Да, мы убережем его, защитим, вырастим. Но не помешаем ли своей опекой приобрести необходимую жизнестойкость?
Пока в его жизнь придут друзья, книжки, детсад, школа, он проживет среди нас, четверых, целую эпоху! Причем самую решающую. Ведь именно в первые годы человек наиболее восприимчив. И потому семья всесильна! Только не все родители, знают об этом. Они у себя дома абсолютные творцы будущих бед и радостей своего ребенка.
Запись 2-я
Нельзя? Почему?
О творческих способностях
и запретах в воспитании
Телефон зазвонил не вовремя.
Ксенька как раз переползла диван и уже тянулась к белому проводку с розовым выключателем: сейчас сомкнет вокруг проводка миниатюрные пальчики, брякнет настенным светильником и ее сосредоточенно-экспериментаторское лицо засияет восторженно.

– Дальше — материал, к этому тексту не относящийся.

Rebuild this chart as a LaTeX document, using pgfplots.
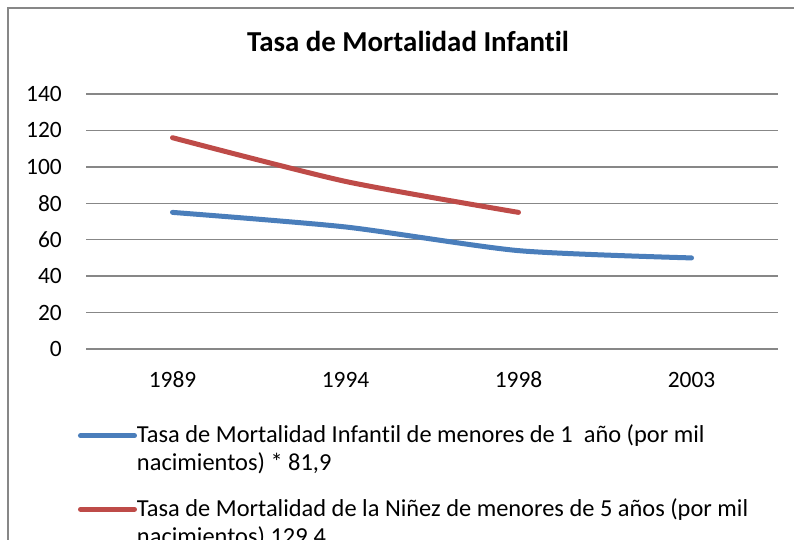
\documentclass[border=0pt]{standalone}
\usepackage{fontspec}
\setmainfont{Carlito}[Ligatures=NoCommon]
\usepackage{pgfplots}
\pgfplotsset{compat=1.18}
\definecolor{xlblue}{HTML}{4A7EBB}
\definecolor{xlred}{HTML}{BE4B48}
\definecolor{gridgray}{HTML}{878787}
\begin{document}
\begin{tikzpicture}[x=1bp,y=1bp]
\path[use as bounding box] (0,0) rectangle (794,540);
\clip (0,0) rectangle (794,540);
\fill[white] (0,0) rectangle (794,540);
\draw[gridgray, line width=1.5bp] (8,-20) -- (8,532) -- (820,532);
\begin{axis}[
  at={(86bp,191bp)}, anchor=south west,
  scale only axis, width=692bp, height=255bp,
  xmin=-0.5, xmax=3.5, ymin=0, ymax=140,
  ytick={0,20,...,140},
  xtick={0,1,2,3}, xticklabels={1989,1994,1998,2003},
  axis line style={draw=none},
  major tick length=0pt,
  ymajorgrids, grid style={gridgray, line width=1.5bp},
  tick label style={font=\fontsize{23.5}{27}\selectfont, inner sep=0pt},
  yticklabel style={anchor=east, xshift=-24bp},
  xticklabel style={anchor=center, yshift=-31bp},
  /pgf/number format/assume math mode=true,
  title={Tasa de Mortalidad Infantil},
  title style={font=\bfseries\fontsize{29}{32}\selectfont, at={(0.5,1)}, anchor=center, xshift=-24bp, yshift=47bp},
  legend style={at={(-0.01156,-0.298)}, anchor=north west, draw=none, fill=none,
     inner sep=0pt, outer sep=0pt, font=\fontsize{24.5}{28}\selectfont,
     row sep=54bp, column sep=0bp,
     nodes={inner sep=0pt},
     cells={anchor=base west}},
  legend image code/.code={\draw[#1, line cap=round] (0bp,7bp) -- (54bp,7bp);},
  clip=false,
]
\addplot[xlblue, line width=5bp, smooth, tension=0.4, line cap=round, line join=round] coordinates {(0,75) (1,67) (2,54) (3,50)};
\addlegendentry{\parbox[t]{650bp}{Tasa de Mortalidad Infantil de menores de 1~ año (por mil\\nacimientos) * 81,9}}
\addplot[xlred, line width=5bp, smooth, tension=0.4, line cap=round, line join=round] coordinates {(0,116) (1,92) (2,75)};
\addlegendentry{\parbox[t]{650bp}{Tasa de Mortalidad de la Niñez de menores de 5 años (por mil\\nacimientos) 129,4}}
\end{axis}
\end{tikzpicture}
\end{document}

Но тут вошла Вера Ивановна:
- Тебя... Иди, я посмотрю за ней.
Мы так замечательно с ней работали! Я переносил ее в другой конец дивана, она, энергично работая локтями и коленками, пересекала его, жмурясь, гремела светильником, я опять хватал ее и переносил... С каждым разом она проделывала свой путь все сноровистее и радостнее, хваталась за проводок (выдернутый из розетки) все увереннее... А тут-телефон.

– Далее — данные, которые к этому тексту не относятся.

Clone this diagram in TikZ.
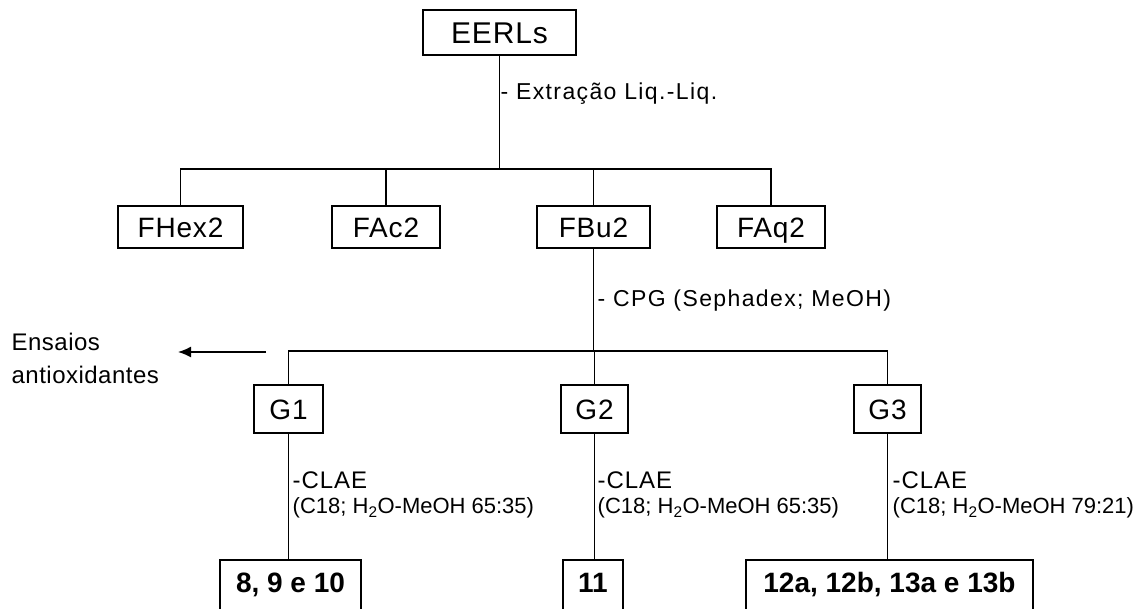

Он недалеко, почти у двери, в смежной комнате.
Ну да, конечно, кто же еще может звонить в воскресенье по служебным делам, кроме Вадима Николаевича! Голос - будто наждачной бумагой по трубке... Чертежи, "привязка коммуникаций", "по-новому нужно решить, а сроки жмут"... Руководитель у насдеповой, но чересчур поглощен работой; как-то позвонил мне в половине двенадцатого ночи, будучи уверен, что'только девять вечера.
Сейчас я старался быстрее закончить разговор, так как за дверью слышал профессионально звучащий, учительский голос Веры Ивановны: "Нельзя это трогать! Ни в коем случае!"
Мне тут же представилось, как лицо Ксеньки мгновенно снова становится прежним, беспомощно удивленным и непонимающим, каким оно было несколько месяцев назад. Тогда она только начинала рассматривать свои руки, ноги, шлепать ладонью по игрушкам, по деревянным прутьям кровати. На каждую игрушку внимания у нее хватало самое большее на полминуты.
Немножко дольше она могла слушать наши с ней-разговоры.
Ее, видно, здесь занимало меняющееся выражение лица и интонации. Позже, когда она стала ползать, у нее появился странный объект интереса - нитка на диванном покрывале.
Эту нитку она могла рассматривать и ковырять почти три минуты - срок для нее огромный! Вот тут уже ее лицо все чаще утрачивало свое беспомощно-удивленное выражение, становилось сосредоточенно-деловым. Сейчас у нее уже солидный исследовательский опыт: оторванная обложка книги, выковыренная затычка из надутого гуся (звук-"Пых!", изумленный вскрик) и наконец-настенный светильник.
Вадим Николаевич говорил что-то об ошибке в расчетах, а за дверью уже слышался тревожный писк, заглушаемый отчетливо звучащими словами: "Нет, Ксюша, не надо! Вот, смотри, какая интересная игрушка!"